6. Submit your function and raise a PR request
First you must push the changes to your fork and create a PR against an upstream project. This is best done by pushing to your local repo, and raising a PR request on the Gandiva page using the diff with your repo.
Once the PR is created, the community can review the code changes and merge.
The full code listing for this simple function is present in this PR - it includes both a projector test and a filter test.
Other Interesting experiments to try
The following experiments are not required but are interesting to explore and see what optimizations are being done by the LLVM function passes.
Check out the pre-compiled IR code
You can look at the pre-compiled code for your newly added function using the llvm-dis utility.
$ cd <build-directory> $ llvm-dis < ./irhelpers.bc > /tmp/ir.txt
Open the ir.txt file and search for myaverage.
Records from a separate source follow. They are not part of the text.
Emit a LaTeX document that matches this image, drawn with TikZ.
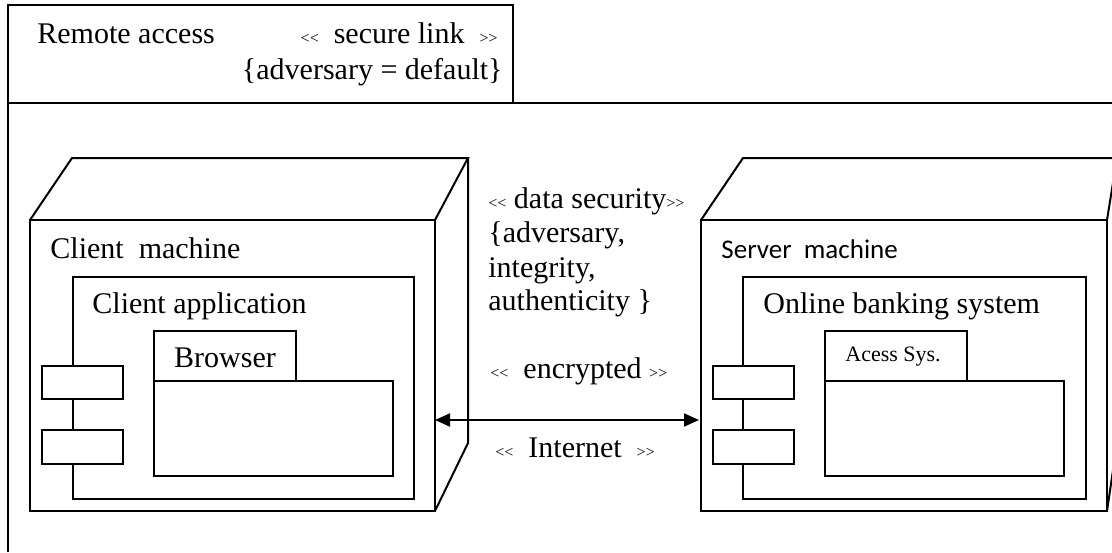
\documentclass[tikz,border=0pt]{standalone}
\usepackage{fontspec}
\setmainfont{Liberation Serif}
\newfontfamily\calibri{Carlito}
\usepackage{tikz}
\usetikzlibrary{arrows.meta}
\newcommand{\openst}{{\fontsize{8}{8}\selectfont<{}<}}
\newcommand{\closest}{{\fontsize{8}{8}\selectfont>{}>}}
\tikzset{
    box/.style={draw, line width=1pt},
    port/.style={draw, fill=white, line width=1pt},
    lbl/.style={anchor=base west, inner sep=0pt, font=\fontsize{15}{17}\selectfont},
    link/.style={line width=1pt, {Triangle[length=7.5pt,width=6.5pt]}-{Triangle[length=7.5pt,width=6.5pt]}}
}

\begin{document}
\begin{tikzpicture}[x=0.5pt, y=-0.5pt]
    \useasboundingbox (0,0) rectangle (1112,552);
    \clip (0,0) rectangle (1112,552);
    % frame
    \draw[box] (8,552) -- (8,5) -- (513,5) -- (513,103);
    \draw[box] (8,103) -- (1112,103);
    \node[lbl] (title) at (37,43) {Remote access};
    \node[lbl, anchor=base east] (stereo) at (498,43) {\openst\ \ secure link\ \ \closest};
    \node[lbl, anchor=base east] (tag) at (503,79) {\{adversary = default\}};
    % client machine
    \draw[box] (30,220) rectangle (435,511);
    \draw[box] (30,220) -- (72,158) -- (468,158) -- (435,220);
    \draw[box] (468,158) -- (468,443) -- (435,511);
    \node[lbl] (clientname) at (50,258) {Client\ \ machine};
    \draw[box] (73,277) rectangle (414,499);
    \node[lbl] (clientapp) at (92,313) {Client application};
    \draw[port] (42,366) rectangle (123,399);
    \draw[port] (42,430) rectangle (123,464);
    \draw[box] (154,331) rectangle (296,381);
    \draw[box] (154,381) rectangle (393,476);
    \node[lbl, anchor=base] (browser) at (225,367) {Browser};
    % server machine
    \draw[box] (701,220) rectangle (1107,511);
    \draw[box] (701,220) -- (743,158) -- (1117,158) -- (1107,220);
    \draw[box] (1117,158) -- (1117,443) -- (1107,511);
    \node[lbl, font=\calibri\fontsize{13.5}{16}\selectfont] (servername) at (721,258) {Server\ \ machine};
    \draw[box] (743,277) rectangle (1086,499);
    \node[lbl] (bankapp) at (763,313) {Online banking system};
    \draw[port] (713,366) rectangle (794,399);
    \draw[port] (713,430) rectangle (794,464);
    \draw[box] (825,331) rectangle (967,381);
    \draw[box] (825,381) rectangle (1064,476);
    \node[lbl, font=\fontsize{11}{13}\selectfont] (access) at (845,361) {Acess Sys.};
    % connection
    \node[lbl] (sec1) at (488,208) {\openst\ data security\closest};
    \node[lbl] (sec2) at (488,242) {\{adversary,};
    \node[lbl] (sec3) at (488,277) {integrity,};
    \node[lbl] (sec4) at (488,310) {authenticity \}};
    \node[lbl] (enc) at (490,378) {\openst\ \ encrypted \closest};
    \node[lbl] (net) at (495,457) {\openst\ \ Internet\ \ \closest};
    \coordinate (clientside) at (435,420);
    \coordinate (serverside) at (699,420);
    \draw[link] (clientside) -- (serverside);
\end{tikzpicture}
\end{document}
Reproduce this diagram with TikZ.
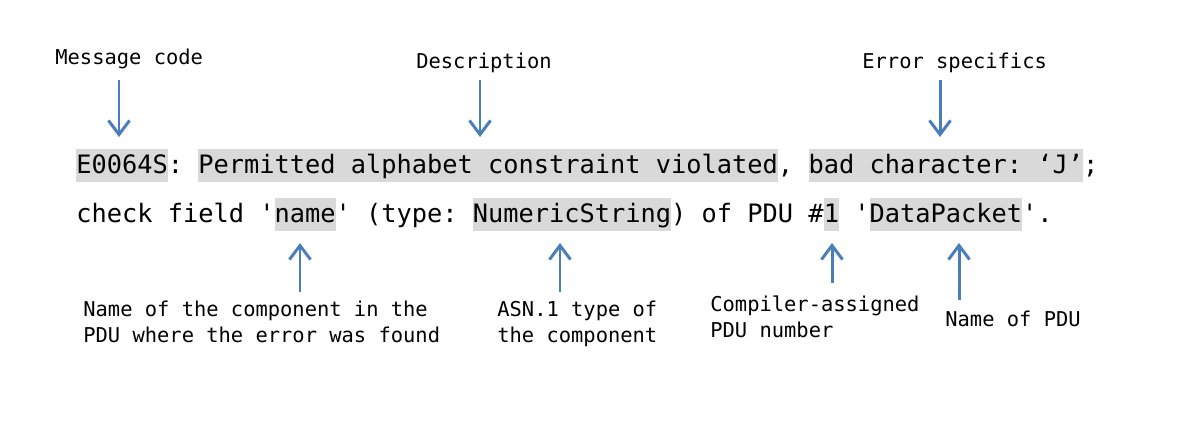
\documentclass[tikz,border=0pt]{standalone}
\usepackage{fontspec}
\setmonofont{DejaVu Sans Mono}
\usetikzlibrary{arrows.meta}
\definecolor{arrowblue}{HTML}{4A7EBB}
\definecolor{hlgray}{HTML}{D9D9D9}
\newsavebox\hlsave
\newcommand{\hlbox}[1]{\sbox\hlsave{#1}\rlap{\color{hlgray}\rule[-0.17cm]{\wd\hlsave}{0.66cm}}\usebox\hlsave}
\tikzset{
  msgline/.style={font=\ttfamily\fontsize{14.42pt}{17pt}\selectfont,inner sep=0pt,anchor=base west},
  note/.style={font=\ttfamily\fontsize{11.63pt}{14.74pt}\selectfont,inner sep=0pt,align=left},
  ptr/.style={-{Straight Barb[length=8pt,width=12pt]},line width=1.7pt,arrowblue}
}
\begin{document}
\begin{tikzpicture}[x=0.02cm,y=-0.02cm]
  \useasboundingbox (0,0) rectangle (1180,420);
  \node[msgline] (row1) at (76,173.5)
    {\hlbox{E0064S}: \hlbox{Permitted alphabet constraint violated}, \hlbox{bad character: ‘J’};};
  \node[msgline] (row2) at (76,222)
    {check field '\hlbox{name}' (type: \hlbox{NumericString}) of PDU \#\hlbox{1} '\hlbox{DataPacket}'.};
  \node[note,anchor=base west] (code) at (55,64) {Message code};
  \node[note,anchor=base] (desc) at (484,68) {Description};
  \node[note,anchor=base west] (spec) at (862,68) {Error specifics};
  \node[note,anchor=base west] (field) at (83,342) {Name of the component in the\\PDU where the error was found};
  \node[note,anchor=base west] (type) at (497,342) {ASN.1 type of\\the component};
  \node[note,anchor=base west] (num) at (710,337) {Compiler-assigned\\PDU number};
  \node[note,anchor=base west] (pdu) at (945,326) {Name of PDU};
  \coordinate (codeTail) at (119,80);
  \coordinate (codeTip) at (119,137);
  \coordinate (descTail) at (480,80);
  \coordinate (descTip) at (480,137);
  \coordinate (specTail) at (940,80);
  \coordinate (specTip) at (940,137);
  \coordinate (fieldTail) at (300,292);
  \coordinate (fieldTip) at (300,243);
  \coordinate (typeTail) at (560,292);
  \coordinate (typeTip) at (560,243);
  \coordinate (numTail) at (832,283);
  \coordinate (numTip) at (832,243);
  \coordinate (pduTail) at (959,300);
  \coordinate (pduTip) at (959,243);
  \draw[ptr] (codeTail) -- (codeTip);
  \draw[ptr] (descTail) -- (descTip);
  \draw[ptr] (specTail) -- (specTip);
  \draw[ptr] (fieldTail) -- (fieldTip);
  \draw[ptr] (typeTail) -- (typeTip);
  \draw[ptr] (numTail) -- (numTip);
  \draw[ptr] (pduTail) -- (pduTip);
\end{tikzpicture}
\end{document}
You should see the IR code (unoptimized)
; Function Attrs: alwaysinline norecurse nounwind readnone ssp uwtable define i32 @my_average_int32_int32(i32, i32) local_unnamed_addr #0 { %3 = add nsw i32 %1, %0 %4 = sdiv i32 %3, 2 ret i32 %4 }
Check out the post-optimised IR code
First, modify the optimiser function to dump the IR code. The easiest way to do this is by modifying this line (move the call to DumpIR to outside the if condition.)
Build and run the test again.
$ cd <build-directory> $ make projector_test_Gandiva_shared [ 71%] Built target Gandiva_obj_lib [ 78%] Built target Gandiva_shared [ 85%] Built target gtest [ 92%] Built target gtest_main [100%] Built target projector_test_Gandiva_shared $ ./integ/projector_test_Gandiva_shared
You should see the optimized IR code on stdout. You’ll notice that the:
- function has been inlined (no function calls)
- code has been vectorized
As this runs the vectorized snippet shows the function processing four integers at a time: adds 4 integers to 4 integers, divides all the 4 integers by 2 and so on…
vector.body: .. %16 = add nsw <4 x i32> %wide.load18, %wide.load %17 = add nsw <4 x i32> %wide.load19, %wide.load17 %18 = sdiv <4 x i32> %16, <i32 2, i32 2, i32 2, i32 2> %19 = sdiv <4 x i32> %17, <i32 2, i32 2, i32 2, i32 2> .. store <4 x i32> %18, <4 x i32>* %21, align 4, !alias.scope !8, !noalias !10 store <4 x i32> %19, <4 x i32>* %23, align 4, !alias.scope !8, !noalias !10 %index.next = add i32 %index, 8
In this article, we gave an overview of adding a simple function to Gandiva. In subsequent articles, we’ll extend this to functions for other categories and functions using libraries from c++ std or boost.
We also have more features coming that deal with supporting pluggable function repositories and more optimizations (eg. special handling for batches that have no nulls.) More to follow!!!